Brownback, Lieberman Ask Hollywood to Monitor Itself

July 7, 2008 - 8:02 PM

(CNSNews.com) - A bipartisan team of legislators and prominent citizens is appealing to the entertainment industry's sense of decency and responsibility by asking Hollywood - which once banned all nudity, profanity, brutality and drugs from motion pictures - to voluntarily curtail excessive sex and violence in films, television, music and video games.

"We are not advocating any form of censorship or government regulation," Senator Joe Lieberman, (D-CT), told CNSNews.com.

"Nor, just as importantly, are we suggesting that the [industry] whitewash all sex and violence from their products and reduce all entertainment to levels appropriate [only] for children," added Lieberman.

Earlier this week, Lieberman and Senator Sam Brownback, (R-KS), held a news conference in Los Angeles highlighting their "Appeal to Hollywood," a petition urging that city's creative community to engage in formal talks on curbing gratuitous sex and violence in the media.

"The extraordinary power and influence of entertainment media can be used for good - or for ill," said Brownback.

"What is on television, in the movies, and over the airwaves - the stories and songs of America - mold and shape hearts, minds and attitudes far more than what happens in the halls of Congress," he added.

For many years the movie industry adhered to several self-imposed codes of behavior, including the National Association of Broadcasters (NAB) Television Code and the so-called Hays Code adopted by the motion picture industry. Both codes placed strong emphasis on family values in television and movies, but are no longer used by the industry.

The "Appeal to Hollywood," which can be read and signed at www.media-appeal.org, is a 2,200 word plea for the industry to set voluntary guidelines. It has been signed by dozens of prominent Americans, including C. DeLores Tucker founder of the National Political Congress of Black Women; former Presidents Gerald Ford and Jimmy Carter; Generals Colin Powell and Norman Schwarzkopf; and entertainers Naomi Judd, Steve Lawrence, Joan van Ark, Pat Boone and Carol Lawrence.

"Hollywood has an enormous influence on America, particularly the young. By making a concerted effort to turn its energies to promoting decent, shared values and strengthening American families, the entertainment industry has it within its power to help make an America worthy of the Third Millennium," says the appeal.

"We, leaders from government, the religious community, the nonprofit world, and the private sector--and members of the entertainment community--challenge the entertainment industry to this great task. We appeal to those who are reaping great profits to give something back. We believe that by choosing to do good, the entertainment industry can also make good--and both the industry and our society will be richer and better as a result," it continues.

"I pray our friends in the media industry will accept the responsibility that comes with -- and indeed preserves -- our freedom, for the sake of our children, our families, and our national heritage," said Boone in a statement that was released at the news conference.
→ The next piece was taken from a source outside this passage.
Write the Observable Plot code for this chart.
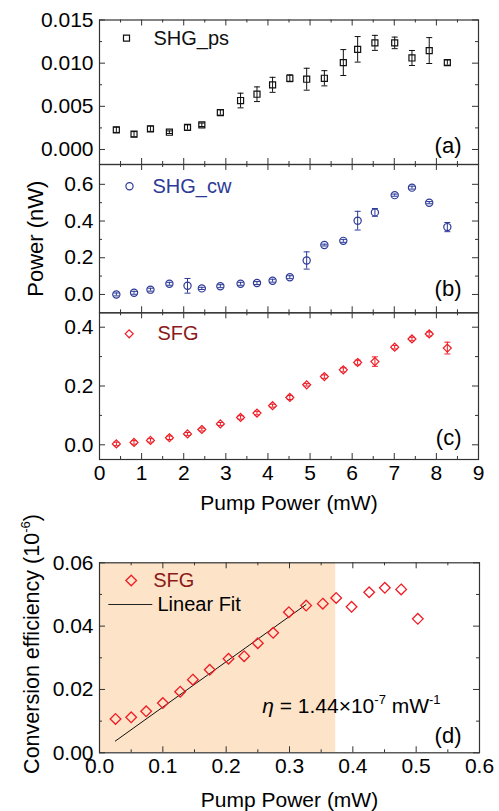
<!DOCTYPE html>
<html><head><meta charset="utf-8">
<script src="https://cdn.jsdelivr.net/npm/d3@7"></script>
<script src="https://cdn.jsdelivr.net/npm/@observablehq/plot@0.6"></script>
<style>
body{margin:0;background:#fff;}
#wrap{position:relative;width:499px;height:811px;overflow:hidden;}
#wrap svg{position:absolute;left:0;}
</style></head><body><div id="wrap"></div>
<script>
// ---- data ----
const pump = [0.40, 0.82, 1.21, 1.66, 2.09, 2.43, 2.87, 3.35, 3.74, 4.11, 4.52, 4.92, 5.34, 5.79, 6.13, 6.54, 7.01, 7.42, 7.83, 8.26];
const shgPs = [0.00228, 0.00177, 0.00240, 0.00200, 0.00255, 0.00286, 0.00428, 0.00567, 0.00640, 0.00749, 0.00825, 0.00814, 0.00825, 0.01007, 0.01160, 0.01235, 0.01235, 0.01060, 0.01146, 0.01007];
const shgPsErr = [0.0003, 0.0003, 0.0003, 0.00015, 0.0003, 0.0002, 0.0003, 0.00085, 0.00085, 0.00087, 0.0004, 0.00127, 0.00088, 0.0015, 0.00148, 0.00087, 0.00067, 0.00087, 0.0015, 0.0003];
const shgCw = [0.000, 0.009, 0.026, 0.058, 0.047, 0.033, 0.045, 0.058, 0.062, 0.075, 0.094, 0.185, 0.269, 0.292, 0.402, 0.447, 0.541, 0.582, 0.500, 0.367];
const shgCwErr = [0.008, 0.008, 0.008, 0.008, 0.040, 0.006, 0.008, 0.008, 0.008, 0.008, 0.008, 0.047, 0.005, 0.008, 0.051, 0.021, 0.006, 0.008, 0.006, 0.025];
const sfg = [0.003, 0.008, 0.015, 0.024, 0.037, 0.052, 0.071, 0.093, 0.108, 0.133, 0.161, 0.204, 0.232, 0.255, 0.280, 0.283, 0.332, 0.360, 0.377, 0.329];
const sfgErr = [0.006, 0.006, 0.006, 0.006, 0.005, 0.005, 0.005, 0.006, 0.006, 0.005, 0.007, 0.004, 0.006, 0.007, 0.008, 0.016, 0.006, 0.006, 0.007, 0.020];

const effPump = [0.0253, 0.050, 0.0737, 0.100, 0.1274, 0.1474, 0.174, 0.2037, 0.2284, 0.250, 0.2742, 0.299, 0.3263, 0.3526, 0.3737, 0.398, 0.4258, 0.4505, 0.4763, 0.5026];
const effVal = [0.0107, 0.0112, 0.0131, 0.0157, 0.0193, 0.0231, 0.0262, 0.0297, 0.0305, 0.0346, 0.0379, 0.0444, 0.0465, 0.0471, 0.0489, 0.0461, 0.0507, 0.0521, 0.0516, 0.0423];
const fitPump = [0.025, 0.326];
const fitVal = [0.0037, 0.0468];
const shadeRange = [0, 0.373];

const xTicksTop = [0,1,2,3,4,5,6,7,8,9];
const xMinorTop = [0.5,1.5,2.5,3.5,4.5,5.5,6.5,7.5,8.5];
const yTicksA = [0, 0.005, 0.010, 0.015], yMinorA = [0.0025, 0.0075, 0.0125];
const yTicksB = [0, 0.2, 0.4, 0.6], yMinorB = [0.1, 0.3, 0.5];
const yTicksC = [0, 0.2, 0.4], yMinorC = [0.1, 0.3];
const xTicksD = [0, 0.1, 0.2, 0.3, 0.4, 0.5, 0.6], xMinorD = [0.05, 0.15, 0.25, 0.35, 0.45, 0.55];
const yTicksD = [0, 0.02, 0.04, 0.06], yMinorD = [0.01, 0.03, 0.05];

// ---- styles ----
const FONT = '"Liberation Sans", Arial, Helvetica, sans-serif';
const AX = "#333";
const BLUE = "#2d3a97", RED = "#ee1c25", DARKRED = "#8b1a1a", SHADE = "#fde3c8";

const rows = (ys, es) => pump.map((x, i) => ({x, y: ys[i], e: es[i]}));
const capSym = {draw(ctx, size){ const r = Math.sqrt(size/Math.PI); ctx.moveTo(-r,0); ctx.lineTo(r,0); }};

function frameTicks(xMaj, xMin, yMaj, yMin, iw, ih) {
  const m = [];
  for (const [v, len] of [[xMaj, 6], [xMin, 3]]) {
    m.push(Plot.tickX(v, {x: d => d, insetTop: ih - len, stroke: AX}));
    m.push(Plot.tickX(v, {x: d => d, insetBottom: ih - len, stroke: AX}));
  }
  for (const [v, len] of [[yMaj, 6], [yMin, 3]]) {
    m.push(Plot.tickY(v, {y: d => d, insetRight: iw - len, stroke: AX}));
    m.push(Plot.tickY(v, {y: d => d, insetLeft: iw - len, stroke: AX}));
  }
  return m;
}
function errMarks(data, color, sym, r) {
  return [
    Plot.ruleX(data, {x: "x", y1: d => d.y - d.e, y2: d => d.y + d.e, stroke: color, strokeWidth: 1}),
    Plot.dot(data, {x: "x", y: d => d.y + d.e, symbol: capSym, r: 3, stroke: color, strokeWidth: 1}),
    Plot.dot(data, {x: "x", y: d => d.y - d.e, symbol: capSym, r: 3, stroke: color, strokeWidth: 1}),
    Plot.dot(data, {x: "x", y: "y", symbol: sym, r, stroke: color, fill: "none", strokeWidth: 1.2})
  ];
}

function place(svg, top) { svg.style.top = top + "px"; document.getElementById("wrap").appendChild(svg); return svg; }

function richText(svg, key, parts, fs) {
  d3.select(svg).selectAll("text").filter(function(){ return this.textContent === key; }).each(function(){
    const t = d3.select(this); t.text(null);
    let shift = 0;
    for (const p of parts) {
      const ts = t.append("tspan").text(p.t);
      const target = p.sup ? -0.42*fs : 0;
      if (target !== shift) { ts.attr("dy", target - shift); shift = target; }
      if (p.sup) ts.attr("font-size", Math.round(fs*0.62));
      if (p.it) ts.attr("font-style", "italic");
    }
  });
}

const W = 499, ML = 99, MR = 21;
const iwTop = W - ML - MR;
const baseStyle = {fontFamily: FONT, fontSize: "21px", color: "#000", background: "transparent", overflow: "visible"};

// ---- panel (a) ----
{
  const H = 165, mt = 19.5, mb = 1, ih = H - mt - mb;
  const d = rows(shgPs, shgPsErr);
  const svg = Plot.plot({
    width: W, height: H, marginLeft: ML, marginRight: MR, marginTop: mt, marginBottom: mb,
    x: {domain: [0, 9], axis: null}, y: {domain: [-0.00174, 0.015], axis: null},
    style: baseStyle,
    marks: [
      ...errMarks(d, "#111", "square", 3.4),
      Plot.frame({stroke: AX, strokeWidth: 1.2}),
      ...frameTicks(xTicksTop, xMinorTop, yTicksA, yMinorA, iwTop, ih),
      Plot.axisY({ticks: yTicksA, tickFormat: v => v.toFixed(3), tickSize: 0, tickPadding: 6, label: null}),
      Plot.dot([0], {frameAnchor: "top-left", dx: 27, dy: 18.2, symbol: "square", r: 3.4, stroke: "#111", strokeWidth: 1.2}),
      Plot.text(["SHG_ps"], {frameAnchor: "top-left", dx: 54, dy: 18.2, textAnchor: "start", lineAnchor: "middle", fontSize: 20, fill: "#111"}),
      Plot.text(["(a)"], {frameAnchor: "bottom-right", dx: -17, dy: -19, textAnchor: "end", lineAnchor: "middle", fontSize: 22})
    ]
  });
  place(svg, 0);
}
// ---- panel (b) ----
{
  const H = 151, mt = 1, mb = 1.7, ih = H - mt - mb;
  const d = rows(shgCw, shgCwErr);
  const svg = Plot.plot({
    width: W, height: H, marginLeft: ML, marginRight: MR, marginTop: mt, marginBottom: mb,
    x: {domain: [0, 9], axis: null}, y: {domain: [-0.1, 0.708], axis: null},
    style: baseStyle,
    marks: [
      ...errMarks(d, BLUE, "circle", 3.6),
      Plot.frame({stroke: AX, strokeWidth: 1.2}),
      ...frameTicks(xTicksTop, xMinorTop, yTicksB, yMinorB, iwTop, ih),
      Plot.axisY({ticks: yTicksB, tickFormat: v => v.toFixed(1), tickSize: 0, tickPadding: 6, label: null}),
      Plot.dot([0], {frameAnchor: "top-left", dx: 30, dy: 21.7, symbol: "circle", r: 3.6, stroke: BLUE, strokeWidth: 1.2}),
      Plot.text(["SHG_cw"], {frameAnchor: "top-left", dx: 53, dy: 21.7, textAnchor: "start", lineAnchor: "middle", fontSize: 20, fill: BLUE}),
      Plot.text(["(b)"], {frameAnchor: "bottom-right", dx: -17, dy: -24, textAnchor: "end", lineAnchor: "middle", fontSize: 22}),
      Plot.text(["Power (nW)"], {frameAnchor: "left", dx: -64, rotate: -90, textAnchor: "middle", lineAnchor: "middle", fontSize: 22})
    ]
  });
  place(svg, 163);
}
// ---- panel (c) ----
{
  const H = 200, mt = 1.3, mb = 52, ih = H - mt - mb;
  const d = rows(sfg, sfgErr);
  const svg = Plot.plot({
    width: W, height: H, marginLeft: ML, marginRight: MR, marginTop: mt, marginBottom: mb,
    x: {domain: [0, 9]}, y: {domain: [-0.05, 0.449]},
    style: baseStyle,
    marks: [
      ...errMarks(d, RED, "diamond2", 3.6),
      Plot.frame({stroke: AX, strokeWidth: 1.2}),
      ...frameTicks(xTicksTop, xMinorTop, yTicksC, yMinorC, iwTop, ih),
      Plot.axisY({ticks: yTicksC, tickFormat: v => v.toFixed(1), tickSize: 0, tickPadding: 6, label: null}),
      Plot.axisX({ticks: xTicksTop, tickFormat: v => String(v), tickSize: 0, tickPadding: 6, label: null}),
      Plot.dot([0], {frameAnchor: "top-left", dx: 29.7, dy: 21, symbol: "diamond2", r: 3.6, stroke: RED, strokeWidth: 1.2}),
      Plot.text(["SFG"], {frameAnchor: "top-left", dx: 58, dy: 21, textAnchor: "start", lineAnchor: "middle", fontSize: 20, fill: DARKRED}),
      Plot.text(["(c)"], {frameAnchor: "bottom-right", dx: -17, dy: -22, textAnchor: "end", lineAnchor: "middle", fontSize: 22}),
      Plot.text(["Pump Power (mW)"], {frameAnchor: "bottom", dy: 44, textAnchor: "middle", lineAnchor: "middle", fontSize: 21})
    ]
  });
  place(svg, 311);
}
// ---- panel (d) ----
{
  const H = 331, mt = 82.3, mb = 58.7, mr = 20, ih = H - mt - mb, iw = W - ML - mr;
  const d = effPump.map((x, i) => ({x, y: effVal[i]}));
  const fit = fitPump.map((x, i) => ({x, y: fitVal[i]}));
  const svg = Plot.plot({
    width: W, height: H, marginLeft: ML, marginRight: mr, marginTop: mt, marginBottom: mb,
    x: {domain: [0, 0.6]}, y: {domain: [0, 0.06]},
    style: baseStyle,
    marks: [
      Plot.rect([{x1: shadeRange[0], x2: shadeRange[1], y1: 0, y2: 0.06}], {x1: "x1", x2: "x2", y1: "y1", y2: "y2", fill: SHADE}),
      Plot.line(fit, {x: "x", y: "y", stroke: "#111", strokeWidth: 1}),
      Plot.dot(d, {x: "x", y: "y", symbol: "diamond2", r: 4.8, stroke: RED, fill: "none", strokeWidth: 1.3}),
      Plot.frame({stroke: AX, strokeWidth: 1.2}),
      ...frameTicks(xTicksD, xMinorD, yTicksD, yMinorD, iw, ih),
      Plot.axisY({ticks: yTicksD, tickFormat: v => v.toFixed(2), tickSize: 0, tickPadding: 6, label: null}),
      Plot.axisX({ticks: xTicksD, tickFormat: v => v.toFixed(1), tickSize: 0, tickPadding: 5, label: null}),
      Plot.dot([0], {frameAnchor: "top-left", dx: 31.7, dy: 17.7, symbol: "diamond2", r: 4.8, stroke: RED, strokeWidth: 1.3}),
      Plot.text(["SFG"], {frameAnchor: "top-left", dx: 53.7, dy: 17.7, textAnchor: "start", lineAnchor: "middle", fontSize: 20, fill: DARKRED}),
      Plot.dot([0], {frameAnchor: "top-left", dx: 30.8, dy: 41.7, symbol: capSym, r: 22, stroke: "#222", strokeWidth: 1}),
      Plot.text(["Linear Fit"], {frameAnchor: "top-left", dx: 58, dy: 41.7, textAnchor: "start", lineAnchor: "middle", fontSize: 20}),
      Plot.text(["η = 1.44×10-7 mW-1"], {frameAnchor: "bottom-left", dx: 162.7, dy: -46.6, textAnchor: "start", lineAnchor: "middle", fontSize: 21}),
      Plot.text(["(d)"], {frameAnchor: "bottom-right", dx: -18, dy: -17.3, textAnchor: "end", lineAnchor: "middle", fontSize: 22}),
      Plot.text(["Pump Power (mW)"], {frameAnchor: "bottom", dy: 47, textAnchor: "middle", lineAnchor: "middle", fontSize: 21}),
      Plot.text(["Conversion efficiency (10-6)"], {frameAnchor: "left", dx: -67, dy: -13.8, rotate: -90, textAnchor: "middle", lineAnchor: "middle", fontSize: 21.5})
    ]
  });
  richText(svg, "η = 1.44×10-7 mW-1", [{t: "η", it: true}, {t: " = 1.44×10"}, {t: "-7", sup: true}, {t: " mW"}, {t: "-1", sup: true}], 21);
  richText(svg, "Conversion efficiency (10-6)", [{t: "Conversion efficiency (10"}, {t: "-6", sup: true}, {t: ")"}], 21.5);
  place(svg, 480);
}
</script></body></html>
According to Mark Honig, director of the Parents Television Council and a supporter of the Appeal, there has been no response from network television executives. However, he did tell CNSNews.com that corporate sponsors were beginning to become more sensitive to the content of the shows they fund. The Parents Television Council is a division of the Media Research Center which is the parent organization of CNSNews.com.

"If you are going to change they way the industry works it's going to have to be through the advertisers," said Honig.

A member of Brownback's staff said that one of the goals of the "Appeal to Hollywood" is to get the attention of sponsors. "We are really trying to get those who make, produce and underwrite the movies and TV shows to think a little more deeply about the impact of their products," Cherie Harder told CNSNews.com.